Mehak gives both the guys portable video recorders so that they can prove their innocence if anything goes wrong. Soon, the Inspector takes them to the Chief Minister and his aide. They plan to enact an attack on the CM, making the opposition look dirty in the eyes of the people and garnering sympathy votes for the CM. However, when Ali is trying to fake the shooting, somebody kills the CM. The police start chasing Ali, thinking that he is the killer and Ali flees.

After recovering his memory, Ali realizes that the CM's aide took advantage of the plan to become CM himself. Meanwhile, Ali learns that Inder made Mehak his wife to save her from harassment. Ali tries to tell the truth to the Inspector but realizes that nobody believes him. In an attack, when Ali goes aboard a local train, the remaining memories come to him. He remembers boarding the train the same way on the day of the assassination, where Inder met him and confessed to killing the CM. Thereafter, Inder shot Ali to hide the truth and threw his body in a river. Suddenly, the Inspector confronts him, and Ali convinces the Inspector by telling the truth.

Ali goes to Mehak and tells her everything. He realizes that there must be some incriminating evidence in Inder's tapes. As he plays a tape, Mehak witnesses in horror Inder striking the deal with the CM's aide. Ali notifies Inder that he remembers everything now. Inder, along with his cronies, come to kill Ali, and Mehak dies in the process. This angers Ali, and he kills the goons. Inder and Ali have a hand-to-hand fight. Ali demands Inder an explanation for his actions.

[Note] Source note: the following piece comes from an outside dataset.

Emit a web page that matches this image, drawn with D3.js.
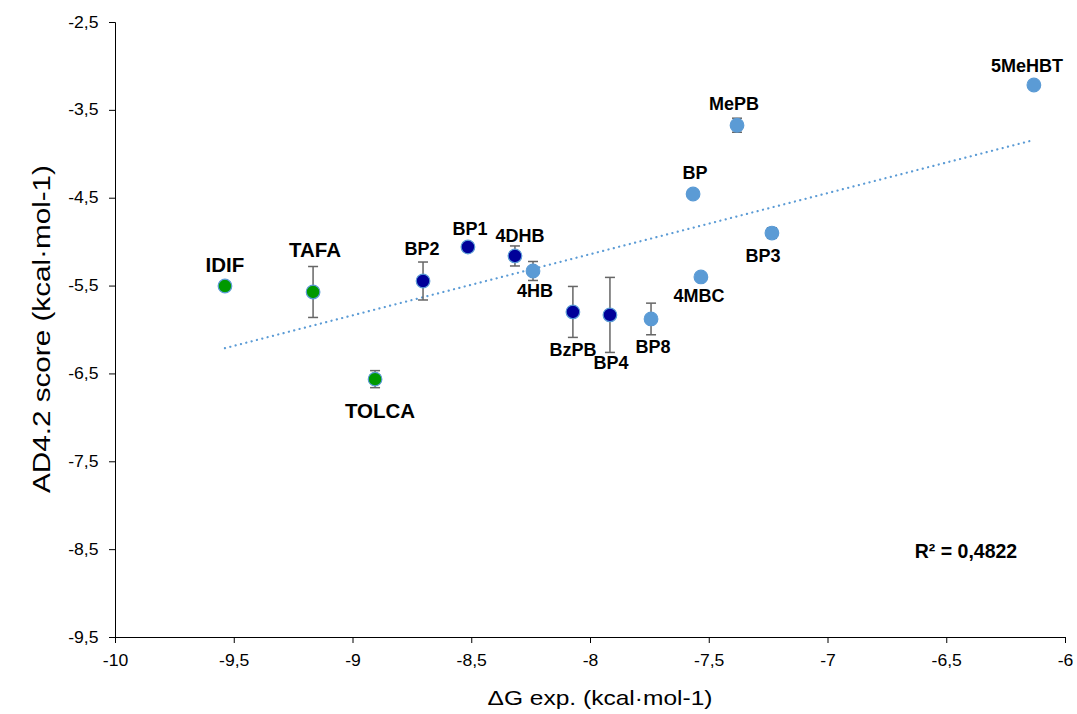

Inder reveals that he was always second best with Ali around and that even Mehak, whom he secretly loved, chose Ali over him. Also, Ali always got money and fame more easily than Inder. Inder reveals that he had sent the goons to kill Rahim Chacha, thus manipulating Ali to take the offer. Also, when Ali came back to Mumbai, Inder saw him. Inder was the sniper whom Ali's brother, Munna, saw.

Ali kills Inder in combat and afterward broadcasts Inder's tape over the cable TV network, thus freeing himself from his charges and putting the present CM in the dock. He returns to the village and marries Muskaan, just as planned.

== Cast ==
- Salman Khan as Ali / Veer Singh Thakur
- Sushmita Sen as Mehak, Inder's later wife
- Dia Mirza as Muskan Singh, Veer's fiance
- Inder Kumar as Inder Saxena, Mehak's later husband (voice dubbed by Akshay Anand)
- Nishigandha Wad as Geeta Singh Thakur, Veer's mother
- Sharat Saxena as Kunal Singh Thakur, Veer's father
- Mukesh Rishi as JSP M. K Sharma
- Rajpal Yadav as Lallan
- Sadashiv Amrapurkar as Chief Minister
- Anjan Srivastav as Home Minister Sadanand Pandey
- Pankaj Dheer as Shivpratap Singh, Muskan's father
- Alok Nath as Rahim Chacha
- Razak Khan as Dilbar Khan
- Johnny Lever as Pakhandee Baba
- Sumeet Pathak as Azaan / Munna
- Arbaaz Khan as Veer Singh Thakur (special appearance)

==Soundtrack==

| # | Title | Singer(s) | Music | Length |
|---|---|---|---|---|
| 1 | "Bindiya Chamke Choodi Khanke" | Sonu Nigam, Alka Yagnik | Daboo Malik | 05:12 |
| 2 | "Kya Hua Tujhe" | Sonu Nigam, Alka Yagnik | Daboo Malik | 05:05 |
| 3 | "Yeh Bekhudi Deewangi" | Sonu Nigam | Sajid–Wajid | 06:20 |
| 4 | "Mubarak Eid Mubarak" | Sonu Nigam, Arvinder Singh, Sneha Pant | Sajid–Wajid | 06:22 |
| 5 | "Kyon Khanke Teri Choodi" | Kamaal Khan, Alka Yagnik | Sajid–Wajid | 05:11 |
| 6 | "Mehendi Hai Rachi Mere Haanthon Mein" | Sonu Nigam, Jaspinder Narula | Daboo Malik | 05:40 |
| 7 | "Ye Bekhudi Deewangi" | Sonu Nigam | Sajid–Wajid | 06:20 |
| 8 | "Main To Ladki Kunwari" | Sonu Nigam, Sneha Pant | Sajid–Wajid | 06:11 |
| 9 | "Kyon Khanke Teri Choodi" (Club Mix) | Kamaal Khan, Alka Yagnik | Sajid–Wajid | 04:29 |

== Reception ==
Sukanya Verma of Rediff wrote, "Tumko Na Bhool Payenge is not a performance-oriented film, so there's not much to go by. Salman Khan's transition from a timid, happy-go-lucky fellow to a tough-as-nails, man-on-a-mission is far from convincing".